5G Offers Great Promise for Public Safety Agencies
As for 5G, public safety agencies generally, and public health organizations specifically, are likely to benefit most from expanded access in the future.
During medical emergencies, patients are whisked to a hospital in an ambulance. One day, the emergency medical technicians in those ambulances will be able to communicate with a doctor via a mobile device to receive instructions on how to treat critically injured patients. 5G networks will be needed to stream medical telemetry and video data from the ambulance to the hospital during an emergency.
Indeed, all public safety agencies ultimately will benefit from upgrades to 5G by enabling them to connect dense mobile networks. Public safety agencies are collecting and disseminating increasingly complex information, particularly high-definition video and graphics, and they can aggregate this information quickly thanks to the expanded backhaul communications supported by 5G. Police departments like the Los Angeles Police Department are already capitalizing on backhaul improvements for inbound data collection.
And cities including Coral Gables, Fla., are producing digital twins to provide residents with real-time views across the municipality. Backhaul communications become more of a two-way street as citizens access this rich data from government, creating demand from outbound communications. 5G expansion will make that easier for everyone.
EXPLORE: How 5G impacts smart cities.
Refreshing Networks to Handle More People with New Devices
Many government buildings temporarily closed in March 2020 in response to the COVID-19 pandemic.
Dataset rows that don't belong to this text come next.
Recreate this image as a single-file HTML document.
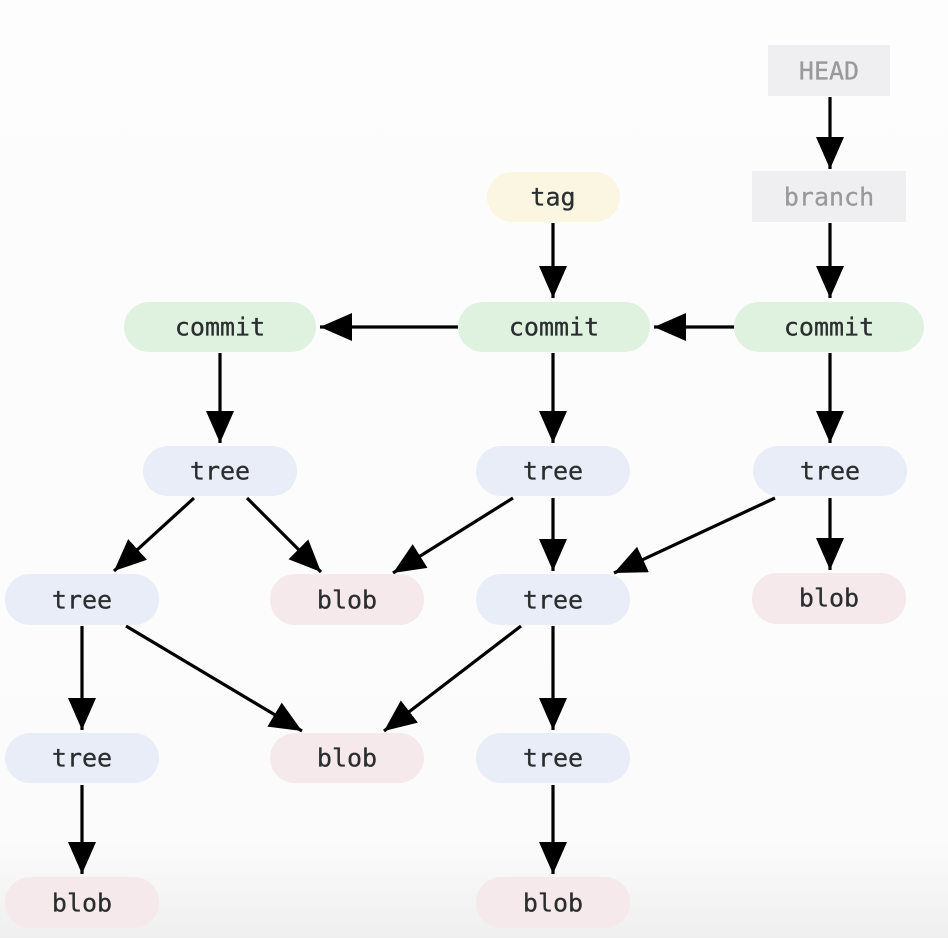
<!DOCTYPE html>
<html><head><meta charset="utf-8"><style>
html,body{margin:0;padding:0;background:#fdfdfd;}
svg{display:block;}
text{font-family:"DejaVu Sans Mono","Liberation Mono",monospace;font-size:25px;text-anchor:middle;dominant-baseline:central;fill:#2a2e2e;stroke:#2a2e2e;stroke-width:0.3px;}
</style></head><body>
<svg width="948" height="938" viewBox="0 0 948 938" xmlns="http://www.w3.org/2000/svg">
<defs>
<marker id="ah" viewBox="0 0 32 28" refX="32" refY="14" markerWidth="32" markerHeight="28" orient="auto" markerUnits="userSpaceOnUse">
<path d="M0,0 L32,14 L0,28 Z" fill="#000"/>
</marker>
<linearGradient id="bg" x1="0" y1="0" x2="0" y2="1">
<stop offset="0" stop-color="#fdfdfd"/><stop offset="0.9" stop-color="#fbfbfb"/><stop offset="1" stop-color="#efefef"/>
</linearGradient>
</defs>
<rect width="948" height="938" fill="url(#bg)"/>
<g stroke="#000" stroke-width="3.2" fill="none" marker-end="url(#ah)">
<line x1="830" y1="97" x2="830" y2="169"/>
<line x1="830" y1="223" x2="830" y2="298"/>
<line x1="553" y1="223" x2="553" y2="298"/>
<line x1="735" y1="327" x2="654" y2="327"/>
<line x1="458" y1="327" x2="320" y2="327"/>
<line x1="220" y1="353" x2="220" y2="443"/>
<line x1="553" y1="353" x2="553" y2="443"/>
<line x1="830" y1="353" x2="830" y2="443"/>
<line x1="194" y1="498" x2="114" y2="571"/>
<line x1="247" y1="498" x2="321" y2="572"/>
<line x1="513" y1="498" x2="393" y2="573"/>
<line x1="553" y1="498" x2="553" y2="571"/>
<line x1="775" y1="498" x2="614" y2="573"/>
<line x1="830" y1="498" x2="830" y2="570"/>
<line x1="126" y1="626" x2="302" y2="731"/>
<line x1="82" y1="626" x2="82" y2="730"/>
<line x1="521" y1="626" x2="384" y2="731"/>
<line x1="553" y1="626" x2="553" y2="730"/>
<line x1="82" y1="785" x2="82" y2="874"/>
<line x1="553" y1="785" x2="553" y2="874"/>
</g>
<rect x="768" y="45" width="122" height="51" fill="#efeff1"/>
<text x="829" y="71" style="fill:#999;stroke:#999">HEAD</text>
<rect x="752" y="171" width="154" height="51" fill="#efeff1"/>
<text x="829" y="197" style="fill:#999;stroke:#999">branch</text>
<rect x="487" y="172" width="133" height="50" rx="25" fill="#faf6e1"/>
<text x="553" y="197">tag</text>
<g fill="#dff2e0">
<rect x="124" y="302" width="192" height="50" rx="25"/>
<rect x="458" y="302" width="192" height="50" rx="25"/>
<rect x="734" y="302" width="190" height="50" rx="25"/>
</g>
<text x="220" y="327">commit</text><text x="554" y="327">commit</text><text x="829" y="327">commit</text>
<g fill="#e9edf7">
<rect x="143" y="446" width="154" height="50" rx="25"/>
<rect x="476" y="446" width="154" height="50" rx="25"/>
<rect x="753" y="446" width="154" height="50" rx="25"/>
<rect x="5" y="574" width="154" height="51" rx="25"/>
<rect x="476" y="574" width="154" height="51" rx="25"/>
<rect x="5" y="733" width="154" height="50" rx="25"/>
<rect x="476" y="733" width="154" height="50" rx="25"/>
</g>
<g fill="#f6e9eb">
<rect x="270" y="574" width="154" height="51" rx="25"/>
<rect x="752" y="573" width="154" height="51" rx="25"/>
<rect x="270" y="733" width="154" height="50" rx="25"/>
<rect x="5" y="877" width="154" height="51" rx="25"/>
<rect x="476" y="877" width="154" height="51" rx="25"/>
</g>
<text x="220" y="471">tree</text><text x="553" y="471">tree</text><text x="830" y="471">tree</text>
<text x="82" y="600">tree</text><text x="347" y="600">blob</text><text x="553" y="600">tree</text><text x="829" y="598">blob</text>
<text x="82" y="758">tree</text><text x="347" y="758">blob</text><text x="553" y="758">tree</text>
<text x="82" y="903">blob</text><text x="553" y="903">blob</text>
</svg>
</body></html>
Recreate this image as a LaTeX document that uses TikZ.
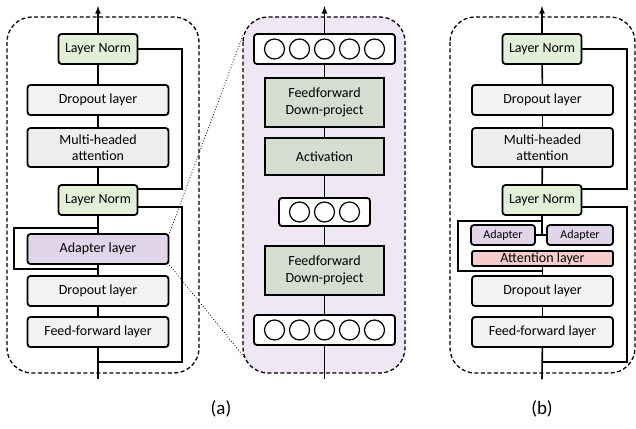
\documentclass[tikz,border=0pt]{standalone}
\usepackage{fontspec}
\setmainfont{Carlito}
\usetikzlibrary{arrows,shapes}
\definecolor{normgreen}{HTML}{E2EFD9}
\definecolor{paleGrey}{HTML}{F2F2F2}
\definecolor{attnGrey}{HTML}{EDEDED}
\definecolor{adaptPurple}{HTML}{E1D5EA}
\definecolor{projGreen}{HTML}{D5DCD0}
\definecolor{panelPurple}{HTML}{EFE7F4}
\definecolor{attnPink}{HTML}{F4CCCC}
\tikzstyle{layer}=[draw,rounded corners=3pt,line width=1.8pt,inner sep=0pt,align=center,font=\fontsize{14}{16.5}\selectfont]
\tikzstyle{norm}=[layer,fill=normgreen,minimum width=79pt,minimum height=30pt]
\tikzstyle{wide}=[layer,fill=paleGrey,minimum width=141pt,minimum height=30pt]
\tikzstyle{proj}=[layer,rounded corners=0pt,fill=projGreen,minimum width=119pt]
\tikzstyle{units}=[layer,fill=white]
\tikzstyle{unit}=[circle,draw,line width=1.2pt,minimum size=20pt,inner sep=0pt]
\tikzstyle{small}=[layer,fill=adaptPurple,minimum height=20pt,font=\fontsize{12}{14}\selectfont]
\tikzstyle{edge}=[draw,line width=1.6pt,-]
\tikzstyle{frame}=[draw,line width=1.3pt,dash pattern=on 4pt off 2.5pt,rounded corners=25pt]
\tikzstyle{zoomline}=[draw,line width=0.8pt,dotted]
\tikzstyle{caption}=[font=\fontsize{19}{22}\selectfont]

\begin{document}
\begin{tikzpicture}[x=1pt,y=-1pt]
    \useasboundingbox (0,0) rectangle (636,428);
    % (a) transformer block with one adapter
    \draw[frame] (7,17) rectangle (199,373);
    \node[norm] (ln1) at (98,49) {Layer Norm};
    \node[wide] (drop1) at (98,100) {Dropout layer};
    \node[wide,fill=attnGrey,minimum height=39pt] (mha) at (98,147.5) {Multi-headed\\attention};
    \node[norm] (ln2) at (98,200) {Layer Norm};
    \node[wide,fill=adaptPurple] (adapt) at (98,249) {Adapter layer};
    \node[wide] (drop2) at (98,291) {Dropout layer};
    \node[wide] (ff) at (98,332) {Feed-forward layer};
    \coordinate (outa) at (98,6);
    \coordinate (ina) at (98,379);
    \foreach \source/\dest in {ln1/drop1, drop1/mha, mha/ln2, ln2/adapt, adapt/drop2, drop2/ff}
        \path[edge] (\source) -- (\dest);
    \path[edge,-latex] (ln1) -- (outa);
    \path[edge] (ina) -- (ff);
    % residual connections
    \path[edge] (ln1.east) -| (182,189) -- (ln2.east |- 0,189);
    \path[edge] (ln2.east |- 0,207) -| (182,362) -- (98,362);
    \path[edge] (98,228) -| (14,269) -- (98,269);

    % adapter internals
    \draw[frame,fill=panelPurple] (243,17) rectangle (405,373);
    \node[units,minimum width=141pt,minimum height=30pt] (upper) at (324.5,49) {};
    \node[proj,minimum height=49pt] (up) at (324.5,102.5) {Feedforward\\Down-project};
    \node[proj,minimum height=37pt] (act) at (324.5,156.5) {Activation};
    \node[units,minimum width=91pt,minimum height=28pt] (bottleneck) at (324.5,212) {};
    \node[proj,minimum height=49pt] (down) at (324.5,270.5) {Feedforward\\Down-project};
    \node[units,minimum width=141pt,minimum height=30pt] (lower) at (324.5,330) {};
    \foreach \i in {-2,...,2} {
        \node[unit] (u\i) at (324.5+25*\i,49) {};
        \node[unit] (l\i) at (324.5+25*\i,330) {};
    }
    \foreach \i in {-1,0,1}
        \node[unit] (b\i) at (324.5+25*\i,212) {};
    \coordinate (outm) at (324.5,6);
    \coordinate (inm) at (324.5,379);
    \foreach \source/\dest in {upper/up, up/act, act/bottleneck, bottleneck/down, down/lower}
        \path[edge] (\source) -- (\dest);
    \path[edge,-latex] (upper) -- (outm);
    \path[edge] (inm) -- (lower);
    \coordinate (zoomtop) at (243,35);
    \coordinate (zoombot) at (245,358);
    \path[zoomline] (adapt.north east) -- (zoomtop);
    \path[zoomline] (adapt.south east) -- (zoombot);

    % (b) parallel adapters around attention
    \draw[frame] (450,17) rectangle (635,373);
    \node[norm] (lnb1) at (542,49) {Layer Norm};
    \node[wide] (dropb1) at (542.5,100) {Dropout layer};
    \node[wide,fill=attnGrey,minimum height=39pt] (mhab) at (542.5,147.5) {Multi-headed\\attention};
    \node[norm] (lnb2) at (542,200) {Layer Norm};
    \node[small,minimum width=64pt] (adl) at (503,235) {Adapter};
    \node[small,minimum width=66pt] (adr) at (580,235) {Adapter};
    \node[wide,fill=attnPink,minimum height=15pt,rounded corners=2pt] (att) at (542.5,258.5) {Attention layer};
    \node[wide] (dropb2) at (542.5,291) {Dropout layer};
    \node[wide] (ffb) at (542.5,332) {Feed-forward layer};
    \coordinate (outb) at (542,6);
    \coordinate (inb) at (542,379);
    \foreach \source/\dest in {lnb1/dropb1, dropb1/mhab, mhab/lnb2, att/dropb2, dropb2/ffb}
        \path[edge] (\source) -- (\dest);
    \path[edge,-latex] (lnb1) -- (outb);
    \path[edge] (inb) -- (ffb);
    \path[edge] (lnb2.south) -- (lnb2.south |- adl.east);
    \path[edge] (adl.east) -- (adr.west);
    % residual connections
    \path[edge] (lnb1.east) -| (627,189) -- (lnb2.east |- 0,189);
    \path[edge] (lnb2.east |- 0,207) -| (627,362) -- (542,362);
    \path[edge] (542,221) -| (458,271) -- (542,271);

    \node[caption] (capa) at (221,409) {(a)};
    \node[caption] (capb) at (542,409) {(b)};
\end{tikzpicture}
\end{document}
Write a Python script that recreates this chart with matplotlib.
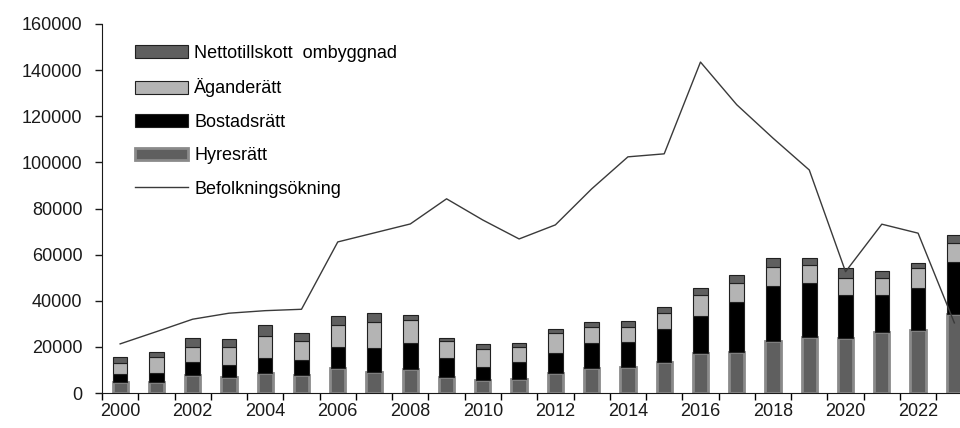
import numpy as np
import matplotlib
matplotlib.use("Agg")
import matplotlib.pyplot as plt

plt.rcParams['font.family'] = ['Liberation Sans', 'DejaVu Sans']

# data
years = list(range(2000, 2024))
hyresratt = [4900, 4900, 7800, 6800, 8500, 7900, 10700, 9000, 10300, 6800, 5600, 6200,
             8500, 11000, 11400, 13600, 17200, 17900, 22700, 24200, 23700, 26300, 27200, 34100]
bostadsratt = [3300, 3600, 5800, 5300, 6800, 6300, 9400, 10700, 11300, 8500, 5800, 7400,
               9000, 10600, 10700, 14000, 16300, 21700, 23800, 23400, 18800, 16200, 18200, 22900]
aganderatt = [4700, 7000, 6200, 7700, 9600, 8500, 9400, 11000, 10100, 7400, 7800, 6400,
              8400, 7200, 6700, 7000, 8900, 8200, 8000, 7900, 7500, 7500, 8700, 7900]
netto_ombyggnad = [2800, 2400, 4200, 3500, 4700, 3500, 3900, 3900, 2300, 1300, 2100, 1700,
                   2000, 1900, 2400, 2800, 3300, 3400, 3900, 2900, 4100, 2900, 2200, 3600]
befolkning = [21300, 26600, 32000, 34600, 35700, 36300, 65500, 69400, 73300, 84200, 75000, 66800,
              72900, 88500, 102400, 103700, 143500, 125000, 110500, 96700, 52600, 73200, 69300, 30400]

x = np.arange(len(years))
h = np.array(hyresratt)
b = np.array(bostadsratt)
a = np.array(aganderatt)
n = np.array(netto_ombyggnad)

fig = plt.figure(figsize=(9.6, 4.28), dpi=100)
ax = fig.add_axes([102/960, 35/428, 870.5/960, 369/428])

w = 0.40
ax.bar(x, h, width=0.42, color='#5f5f5f', edgecolor='#8a8a8a', linewidth=2.0,
       label='Hyresrätt', zorder=2)
ax.bar(x, b, width=w, bottom=h, color='black', edgecolor='#202020', linewidth=0.8,
       label='Bostadsrätt', zorder=2)
ax.bar(x, a, width=w, bottom=h + b, color='#b4b4b4', edgecolor='#202020', linewidth=0.8,
       label='Äganderätt', zorder=2)
ax.bar(x, n, width=w, bottom=h + b + a, color='#5f5f5f', edgecolor='#202020', linewidth=0.8,
       label='Nettotillskott  ombyggnad', zorder=2)
ax.plot(x, befolkning, color='#3a3a3a', linewidth=1.0, label='Befolkningsökning', zorder=3)

ax.set_xlim(-0.5, len(years) - 0.5)
ax.set_ylim(0, 160000)
ax.set_yticks(np.arange(0, 160001, 20000))
ax.set_yticklabels([str(v) for v in range(0, 160001, 20000)])

# labels under every other bar, tick marks between the bars
ax.set_xticks(x[::2])
ax.set_xticklabels([str(y) for y in years[::2]])
ax.set_xticks(np.arange(-0.5, len(years), 1), minor=True)
ax.tick_params(axis='x', which='major', length=0, pad=7)
ax.tick_params(axis='x', which='minor', length=5, width=1, direction='out')
ax.tick_params(axis='y', length=5, width=1, direction='out', pad=9)
ax.tick_params(labelsize=13, colors='#1a1a1a')

for s in ['top', 'right']:
    ax.spines[s].set_visible(False)
ax.spines['left'].set_color('#1a1a1a')
ax.spines['bottom'].set_color('#1a1a1a')

handles, labels = ax.get_legend_handles_labels()
order = ['Nettotillskott  ombyggnad', 'Äganderätt', 'Bostadsrätt', 'Hyresrätt', 'Befolkningsökning']
hl = dict(zip(labels, handles))
ax.legend([hl[k] for k in order], order, loc='upper left', bbox_to_anchor=(0.038, 0.943),
          frameon=False, fontsize=13, handlelength=2.95, handleheight=0.72,
          handletextpad=0.33, labelspacing=0.91, borderpad=0, borderaxespad=0)

fig.savefig('out.png', dpi=100)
As workers and citizens return to these buildings, they often find that the wireless network was not built for the newer devices and applications they are using today.
New mobile devices may not gain their greatest efficiencies on old networks. And so, CDW is now helping organizations with the concept of the hybrid workforce. We’re designing new wireless networks to support modern public services such as information kiosks, public Wi-Fi guest access and multimedia displays.
With aging wireless networks, newer wireless client devices won’t be able to connect at the highest speeds possible, and fewer devices will be able to connect. Expert solution architects and wireless engineers can evaluate an environment to determine the best use of 5G and Wi-Fi 6 wireless communications.